The number system itself is a relay — from Indian origin through Islamic transmission to European adoption to global standard. Every bridge, every building, every digital system, every financial transaction relies on this relay. The numbers ARE the infrastructure. And the relay of numbers IS the thesis.
VI. THESIS CONNECTION
How “Before Writing” connects to the 12 Civilisational Relays
The “Before Writing” exhibit sits before Relay 1 (Fire) in the thesis chronology. It establishes that the cognitive infrastructure for abstract thought — counting, quantifying, recording — existed for 35,000 years before the first relay. The relays are the visible infrastructure of civilisation. The numbers are the invisible infrastructure that made them possible.
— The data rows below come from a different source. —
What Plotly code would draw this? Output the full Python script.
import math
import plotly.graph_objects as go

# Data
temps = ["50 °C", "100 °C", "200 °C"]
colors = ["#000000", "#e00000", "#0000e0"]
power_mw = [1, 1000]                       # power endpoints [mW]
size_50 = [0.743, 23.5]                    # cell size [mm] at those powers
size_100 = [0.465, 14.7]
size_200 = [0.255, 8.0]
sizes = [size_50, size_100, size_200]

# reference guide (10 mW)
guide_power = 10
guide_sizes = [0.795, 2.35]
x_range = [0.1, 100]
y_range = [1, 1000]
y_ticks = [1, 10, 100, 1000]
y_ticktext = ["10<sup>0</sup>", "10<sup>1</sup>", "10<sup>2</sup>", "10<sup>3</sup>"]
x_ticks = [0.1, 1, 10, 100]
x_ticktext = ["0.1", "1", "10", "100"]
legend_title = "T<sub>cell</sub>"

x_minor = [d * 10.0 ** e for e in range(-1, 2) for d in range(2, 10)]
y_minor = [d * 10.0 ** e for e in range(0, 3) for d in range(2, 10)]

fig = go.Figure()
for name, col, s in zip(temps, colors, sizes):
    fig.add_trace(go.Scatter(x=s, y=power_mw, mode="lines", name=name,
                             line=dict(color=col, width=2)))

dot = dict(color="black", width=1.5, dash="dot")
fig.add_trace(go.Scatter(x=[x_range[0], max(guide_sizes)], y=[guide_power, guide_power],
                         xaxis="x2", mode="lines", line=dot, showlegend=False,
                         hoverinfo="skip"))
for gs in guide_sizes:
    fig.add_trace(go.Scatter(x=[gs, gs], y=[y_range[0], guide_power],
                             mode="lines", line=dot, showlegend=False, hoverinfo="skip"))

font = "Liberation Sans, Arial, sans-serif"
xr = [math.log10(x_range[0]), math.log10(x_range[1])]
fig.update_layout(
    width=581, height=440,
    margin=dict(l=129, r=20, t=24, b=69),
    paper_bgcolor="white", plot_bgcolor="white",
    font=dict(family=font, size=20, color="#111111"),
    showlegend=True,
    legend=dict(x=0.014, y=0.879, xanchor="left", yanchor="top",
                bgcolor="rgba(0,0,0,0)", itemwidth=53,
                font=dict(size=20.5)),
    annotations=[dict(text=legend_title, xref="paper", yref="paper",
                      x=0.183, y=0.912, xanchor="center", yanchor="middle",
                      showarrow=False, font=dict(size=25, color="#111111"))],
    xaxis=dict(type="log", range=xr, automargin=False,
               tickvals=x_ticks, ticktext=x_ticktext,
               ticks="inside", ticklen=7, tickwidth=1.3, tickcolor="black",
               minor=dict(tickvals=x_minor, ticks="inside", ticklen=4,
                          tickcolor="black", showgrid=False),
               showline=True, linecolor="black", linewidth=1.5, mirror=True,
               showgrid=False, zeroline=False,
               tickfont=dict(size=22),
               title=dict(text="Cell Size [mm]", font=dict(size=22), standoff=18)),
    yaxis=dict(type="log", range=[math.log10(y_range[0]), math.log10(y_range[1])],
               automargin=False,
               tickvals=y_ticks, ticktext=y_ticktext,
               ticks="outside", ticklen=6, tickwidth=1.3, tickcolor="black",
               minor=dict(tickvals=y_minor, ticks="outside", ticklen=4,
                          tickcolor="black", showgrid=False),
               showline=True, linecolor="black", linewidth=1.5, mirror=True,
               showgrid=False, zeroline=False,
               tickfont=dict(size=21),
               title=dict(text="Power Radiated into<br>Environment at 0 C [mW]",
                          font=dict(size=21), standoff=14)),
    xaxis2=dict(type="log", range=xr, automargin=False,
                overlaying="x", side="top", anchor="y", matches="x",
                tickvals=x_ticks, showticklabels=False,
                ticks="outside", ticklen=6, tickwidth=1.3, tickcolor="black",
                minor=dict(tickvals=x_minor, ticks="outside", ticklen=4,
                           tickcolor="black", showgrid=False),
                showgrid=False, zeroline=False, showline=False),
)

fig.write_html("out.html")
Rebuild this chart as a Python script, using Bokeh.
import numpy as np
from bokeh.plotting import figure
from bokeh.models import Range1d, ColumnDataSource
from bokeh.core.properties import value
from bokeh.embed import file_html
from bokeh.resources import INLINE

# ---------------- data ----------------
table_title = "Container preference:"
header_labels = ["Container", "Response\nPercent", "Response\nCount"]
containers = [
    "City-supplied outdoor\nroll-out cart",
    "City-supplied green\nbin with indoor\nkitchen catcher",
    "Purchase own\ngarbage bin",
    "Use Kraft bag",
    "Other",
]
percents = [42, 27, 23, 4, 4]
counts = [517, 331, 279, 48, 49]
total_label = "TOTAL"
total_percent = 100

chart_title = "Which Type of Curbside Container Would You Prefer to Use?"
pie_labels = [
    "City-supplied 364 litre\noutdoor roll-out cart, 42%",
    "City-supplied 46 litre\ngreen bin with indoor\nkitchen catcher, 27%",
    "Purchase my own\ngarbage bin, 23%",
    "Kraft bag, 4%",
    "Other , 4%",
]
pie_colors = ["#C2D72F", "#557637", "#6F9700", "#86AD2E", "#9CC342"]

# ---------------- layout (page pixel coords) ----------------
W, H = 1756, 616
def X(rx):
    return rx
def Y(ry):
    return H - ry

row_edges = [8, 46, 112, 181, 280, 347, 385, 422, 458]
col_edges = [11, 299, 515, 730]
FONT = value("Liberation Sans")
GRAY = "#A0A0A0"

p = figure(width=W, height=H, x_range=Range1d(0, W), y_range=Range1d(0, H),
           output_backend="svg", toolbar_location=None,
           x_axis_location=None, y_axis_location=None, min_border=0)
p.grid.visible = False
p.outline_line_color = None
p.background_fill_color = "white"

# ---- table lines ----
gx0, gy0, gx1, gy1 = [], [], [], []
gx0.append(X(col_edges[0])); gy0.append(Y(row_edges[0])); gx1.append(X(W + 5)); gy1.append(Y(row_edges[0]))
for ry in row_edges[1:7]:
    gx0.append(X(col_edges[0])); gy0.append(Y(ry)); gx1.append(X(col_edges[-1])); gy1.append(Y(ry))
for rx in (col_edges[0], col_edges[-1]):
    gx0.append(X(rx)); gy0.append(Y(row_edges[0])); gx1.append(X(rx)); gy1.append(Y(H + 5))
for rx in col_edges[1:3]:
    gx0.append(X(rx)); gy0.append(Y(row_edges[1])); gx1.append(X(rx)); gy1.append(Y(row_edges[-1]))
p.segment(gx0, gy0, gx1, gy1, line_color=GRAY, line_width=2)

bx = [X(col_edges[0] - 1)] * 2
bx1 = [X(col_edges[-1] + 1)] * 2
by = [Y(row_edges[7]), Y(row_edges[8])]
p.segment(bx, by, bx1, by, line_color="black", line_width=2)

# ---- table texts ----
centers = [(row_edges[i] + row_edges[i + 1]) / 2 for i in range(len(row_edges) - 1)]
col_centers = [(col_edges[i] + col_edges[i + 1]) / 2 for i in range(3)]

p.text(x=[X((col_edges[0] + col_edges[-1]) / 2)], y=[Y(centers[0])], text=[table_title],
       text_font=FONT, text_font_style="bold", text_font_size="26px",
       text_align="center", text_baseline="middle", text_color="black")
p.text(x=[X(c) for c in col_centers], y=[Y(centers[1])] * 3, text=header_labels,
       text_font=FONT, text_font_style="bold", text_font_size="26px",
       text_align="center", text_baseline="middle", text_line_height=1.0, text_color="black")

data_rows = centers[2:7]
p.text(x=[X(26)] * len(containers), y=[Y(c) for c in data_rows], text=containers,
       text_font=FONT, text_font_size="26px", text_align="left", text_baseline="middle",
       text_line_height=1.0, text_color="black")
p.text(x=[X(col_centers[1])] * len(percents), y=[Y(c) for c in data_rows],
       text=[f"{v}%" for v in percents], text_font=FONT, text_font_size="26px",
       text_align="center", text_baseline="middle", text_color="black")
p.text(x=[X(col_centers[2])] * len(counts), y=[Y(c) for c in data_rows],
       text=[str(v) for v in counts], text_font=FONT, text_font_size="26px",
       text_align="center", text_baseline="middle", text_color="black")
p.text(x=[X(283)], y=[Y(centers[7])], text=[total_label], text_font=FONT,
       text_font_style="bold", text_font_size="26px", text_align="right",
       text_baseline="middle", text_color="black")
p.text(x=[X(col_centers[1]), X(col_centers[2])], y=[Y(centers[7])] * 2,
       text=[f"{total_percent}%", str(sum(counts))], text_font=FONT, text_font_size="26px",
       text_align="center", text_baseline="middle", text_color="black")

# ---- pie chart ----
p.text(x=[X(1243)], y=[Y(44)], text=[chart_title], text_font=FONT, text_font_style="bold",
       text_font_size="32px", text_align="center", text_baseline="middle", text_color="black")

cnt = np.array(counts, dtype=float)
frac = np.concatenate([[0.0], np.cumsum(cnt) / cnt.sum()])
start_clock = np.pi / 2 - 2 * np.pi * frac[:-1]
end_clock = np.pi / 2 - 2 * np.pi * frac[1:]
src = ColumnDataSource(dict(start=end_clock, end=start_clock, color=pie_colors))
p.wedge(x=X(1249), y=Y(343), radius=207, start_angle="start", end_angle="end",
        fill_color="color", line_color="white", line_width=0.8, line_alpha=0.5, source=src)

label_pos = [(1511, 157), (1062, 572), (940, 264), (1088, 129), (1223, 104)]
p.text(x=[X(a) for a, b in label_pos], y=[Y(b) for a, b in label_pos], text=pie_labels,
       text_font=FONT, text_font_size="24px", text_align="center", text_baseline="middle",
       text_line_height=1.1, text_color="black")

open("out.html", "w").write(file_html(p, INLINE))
| Connection | Relay | How Numbers Enabled It |
|---|---|---|
| Calories | Relay 1: Fire | Counting days, tracking seasons, measuring food stores — the caloric foundation required quantification. |
| Settlement | Relay 2: Tree | Land measurement, timber counting, resource allocation — permanent settlement required accounting. |
| Exchange | Relay 3: River | Grain accounting, trade records, taxation — river civilisations invented writing FROM accounting. |
| Empire | Relay 4: Horse | Census, military logistics, tribute calculation — empire requires counting at scale. |
| Digital | Relay 10: AAA Triad | Binary (1/0), algorithms, computation — the digital age is built entirely on numbers. |
| Consciousness | Relay 12: Human Nodes | The thesis itself — 575,801 words, 2,645 tasks, 360 blocks — documented through numbers. |
THE FAMILY CONNECTION
The Dearden family embodies the entire arc from pre-literate oral tradition through to modern infrastructure. Helen Lesley Zavacky (née Dearden) — Financial Controller — connects to Relay 3 (River): proto-writing arose from grain accounting, which became cuneiform, which became the foundation of all written civilisation. Accounting → the need to record → proto-writing systems. Sound predates writing. Writing predates engineering. Engineering requires accounting. The family IS the thesis.